Even though there are regulations in place, there will always be suppliers who attempt to market low grade olive oil as a more expensive higher grade or to substitute a portion of the olive oil with cheaper oil such as rapeseed or sunflower.

Using a number of analytical tests, set up out in European Union Regulation 2568/91 (see latest guidance from Rural Protection Agency), RSSL can detect whether cheaper oils have been used to dilute pure olive oil.  The Regulation and its amendments sets out over 20 analytical values for determining grade, quality and authenticity of an olive oil.  Most edible plant based / vegetable oils are a complex mixture of the main components called triglycerides. The triglycerides are composed of fatty acids that are found in proportions often characteristic of the particular oil. There are also lower / minor amounts of di- and monoglycerides, free fatty acids, trans fatty acids, sterols, waxes, flavonoids; and a variety of other organic molecules. 

The different analytical tests can be used to provide different information, for example, the fatty acid profile, sterol profile, triglyceride analysis and glyceryl 2-palmitate determination can be used to detect the presence of oils other than olive.  Erthyrodiol, uvaol, wax and stigmastadiene analysis are used to detect the presence of olive-pomace oil and/or refined oil in virgin olive oils.  Peroxide value, free fatty acids and UV determination are often used to determine the quality of the olive oil and ensure it is the correct grade.
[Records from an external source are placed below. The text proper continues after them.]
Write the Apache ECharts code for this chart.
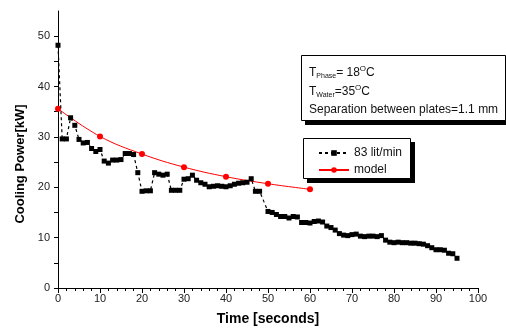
<!DOCTYPE html>
<html>
    <head>
        <meta charset="utf-8" />
        <title>Cooling Power vs Time</title>
        <script src="https://cdn.jsdelivr.net/npm/echarts@6.0.0/dist/echarts.min.js"></script>
        <style>
            html, body { margin: 0; padding: 0; background: #fff; }
        </style>
    </head>
    <body>
        <div id="grafico" style="width: 506px; height: 331px"></div>
        <script>
            // measured series, 83 lit/min
            const tempos = [0, 1, 2, 3, 4, 5, 6, 7, 8, 9, 10, 11, 12, 13, 14, 15, 16, 17, 18, 19,
                20, 21, 22, 23, 24, 25, 26, 27, 28, 29, 30, 31, 32, 33, 34, 35, 36, 37, 38, 39,
                40, 41, 42, 43, 44, 45, 46, 47, 48, 50, 51, 52, 53, 54, 55, 56, 57, 58, 59,
                60, 61, 62, 63, 64, 65, 66, 67, 68, 69, 70, 71, 72, 73, 74, 75, 76, 77, 78, 79,
                80, 81, 82, 83, 84, 85, 86, 87, 88, 89, 90, 91, 92, 93, 94, 95];
            const potencia = [48.2, 29.6, 29.6, 33.8, 32.3, 29.5, 28.8, 28.9, 27.7, 27.1, 27.5, 25.2, 24.8, 25.4, 25.4, 25.5, 26.7, 26.7, 26.5, 22.9,
                19.2, 19.3, 19.3, 22.9, 22.6, 22.4, 22.6, 19.4, 19.4, 19.4, 21.6, 21.7, 22.4, 21.4, 20.9, 20.6, 20.1, 20.2, 20.3, 20.2,
                20.1, 20.3, 20.6, 20.8, 20.9, 21.0, 21.7, 19.2, 19.2, 15.2, 15.0, 14.6, 14.2, 14.2, 13.9, 14.2, 14.1, 13.0, 13.0,
                12.9, 13.2, 13.3, 13.1, 12.3, 12.0, 11.5, 10.8, 10.5, 10.4, 10.6, 10.7, 10.3, 10.2, 10.3, 10.3, 10.2, 10.4, 9.5, 9.1,
                9.0, 9.1, 9.0, 9.0, 8.9, 8.9, 8.8, 8.7, 8.4, 8.0, 7.6, 7.6, 7.5, 6.9, 6.8, 5.9];

            // model
            const temposModelo = [0, 10, 20, 30, 40, 50, 60];
            const potenciaModelo = [35.6, 30.1, 26.6, 24.0, 22.1, 20.7, 19.6];

            const eixoY = [0, 10, 20, 30, 40, 50];

            const fonte = "Liberation Sans";

            const chart = echarts.init(document.getElementById("grafico"));

            const option = {
                backgroundColor: "#fff",
                animation: false,
                textStyle: { fontFamily: fonte },
                grid: { left: 58, right: 28, top: 11, bottom: 41 },
                legend: {
                    orient: "vertical",
                    left: 313,
                    top: 142,
                    itemWidth: 30,
                    itemHeight: 7,
                    itemGap: 5,
                    textStyle: { fontFamily: fonte, fontSize: 12, color: "#111" },
                    data: ["83 lit/min", "model"],
                },
                xAxis: {
                    type: "value",
                    min: 0,
                    max: 100,
                    interval: 10,
                    name: "Time [seconds]",
                    nameLocation: "middle",
                    nameGap: 24,
                    nameTextStyle: { fontFamily: fonte, fontSize: 14, fontWeight: "bold", color: "#000" },
                    axisLine: { lineStyle: { color: "#000", width: 1 } },
                    axisTick: { inside: false, length: 5, lineStyle: { color: "#000" } },
                    minorTick: { show: true, splitNumber: 5, length: 3, lineStyle: { color: "#000" } },
                    axisLabel: { fontSize: 11, color: "#222", margin: 5 },
                    splitLine: { show: false },
                },
                yAxis: {
                    type: "value",
                    min: 0,
                    max: 55,
                    interval: 10,
                    axisLine: { show: true, lineStyle: { color: "#000", width: 1 } },
                    axisTick: { show: true, length: 4, customValues: eixoY, lineStyle: { color: "#000" } },
                    minorTick: { show: true, splitNumber: 2, length: 4, lineStyle: { color: "#000" } },
                    axisLabel: { fontSize: 11, color: "#222", margin: 8, customValues: eixoY },
                    splitLine: { show: false },
                },
                graphic: [
                    { type: "rect", shape: { x: 305, y: 59, width: 204, height: 66 }, style: { fill: "#000" }, z: 10 },
                    { type: "rect", shape: { x: 301.5, y: 55.5, width: 204, height: 65 }, style: { fill: "#fff", stroke: "#000", lineWidth: 1 }, z: 11 },
                    {
                        type: "text", x: 309, y: 65, z: 12,
                        style: {
                            text: "{t|T}{sub|Phase}{t|= 18}{sup|O}{t|C}",
                            rich: {
                                t: { fontFamily: fonte, fontSize: 12, fill: "#111", lineHeight: 15 },
                                sub: { fontFamily: fonte, fontSize: 7, fill: "#111", verticalAlign: "bottom", lineHeight: 15 },
                                sup: { fontFamily: fonte, fontSize: 8, fill: "#111", verticalAlign: "top", lineHeight: 15 },
                            },
                        },
                    },
                    {
                        type: "text", x: 309, y: 84, z: 12,
                        style: {
                            text: "{t|T}{sub|Water}{t|=35}{sup|O}{t|C}",
                            rich: {
                                t: { fontFamily: fonte, fontSize: 12, fill: "#111", lineHeight: 15 },
                                sub: { fontFamily: fonte, fontSize: 7, fill: "#111", verticalAlign: "bottom", lineHeight: 15 },
                                sup: { fontFamily: fonte, fontSize: 8, fill: "#111", verticalAlign: "top", lineHeight: 15 },
                            },
                        },
                    },
                    {
                        type: "text", x: 309, y: 104, z: 12,
                        style: { text: "Separation between plates=1.1 mm", font: "12px " + fonte, fill: "#111" },
                    },
                    { type: "rect", shape: { x: 307, y: 142, width: 108, height: 41 }, style: { fill: "#000" }, z: -2 },
                    { type: "rect", shape: { x: 303.5, y: 138.5, width: 107, height: 40 }, style: { fill: "#fff", stroke: "#000", lineWidth: 1 }, z: -1 },
                    {
                        type: "text", x: 20, y: 164, rotation: Math.PI / 2, z: 12,
                        style: {
                            text: "Cooling Power[kW]",
                            font: "bold 13px " + fonte,
                            fill: "#000",
                            align: "center",
                            verticalAlign: "middle",
                        },
                    },
                ],
                series: [
                    {
                        name: "model",
                        type: "line",
                        data: temposModelo.map((t, i) => [t, potenciaModelo[i]]),
                        smooth: 0.4,
                        symbol: "circle",
                        symbolSize: 6,
                        itemStyle: { color: "#ff0000" },
                        lineStyle: { color: "#ff0000", width: 1 },
                        z: 3,
                    },
                    {
                        name: "83 lit/min",
                        type: "line",
                        data: tempos.map((t, i) => [t, potencia[i]]),
                        symbol: "rect",
                        symbolSize: 5,
                        itemStyle: { color: "#000" },
                        lineStyle: { color: "#000", width: 1.2, type: [3, 3] },
                        z: 4,
                    },
                ],
            };

            chart.setOption(option);
        </script>
    </body>
</html>
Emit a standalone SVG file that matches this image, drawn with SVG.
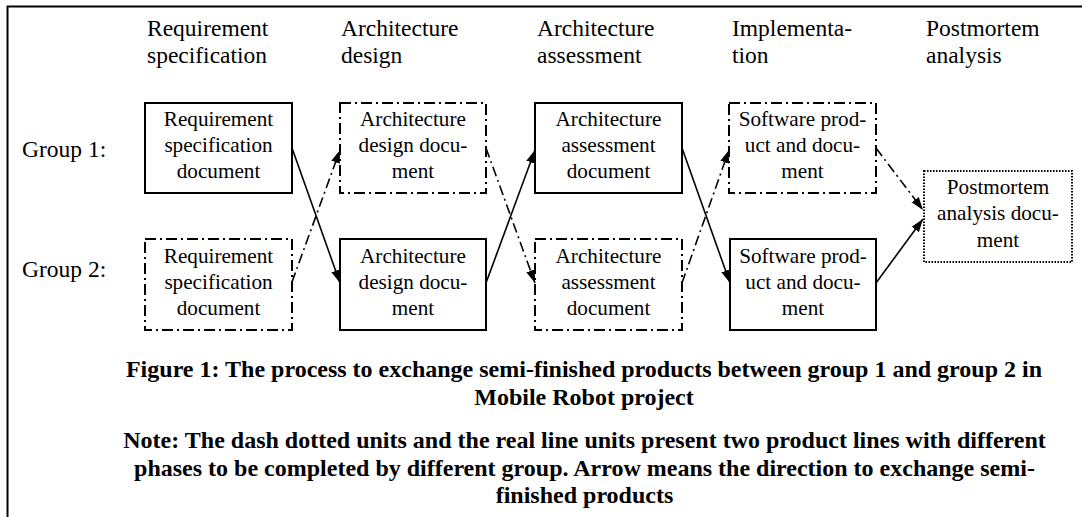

The tests required can be broadly categorised as:

  • Free-fatty acids – measured by total acidity and indicates quality
  • Peroxide value – measures the oxidation of the oil determined by peroxide value.  A high value indicates a poor quality, older or mistreated oil.
  • UV determination – assess oxidation and indicate the presence of a refined olive oil in virgin oil.
  • Fatty acids – used as an indicator of purity or the presence of oils other than olive oil
  • Glyceryl 2-palmitate – high levels of saturated fatty acids at the 2- position are indicative of adulteration with an interesterified oil.
  • ECN42 - measuring the level of triglyceride trilinolein and similar triglycerides.
  • Sterols - used as an indicator of purity or the presence of oils other than olive oil
  • Waxes and diols – levels of waxes and erythrodiol / uvaol are higher in solvent-extracted olive oil (olive pomace oil or olive residue oil) than in olive oils.
  • Stigmastadienes - indicates whether the oil has been refined.  High levels indicate the presence of cheaper refined oil in virgin olive oil
  • Taste – helps indicate age, quality and rancidity.

RSSL is also able to investigate the suspected adulteration or help assess the authenticity of expensive speciality oils; such as evening primrose, walnut, almond and wheat germ; and also animal derived fats such as milk fat. RSSL also has a lot of experience of determining the level of different oils and fats in blends and in finished products.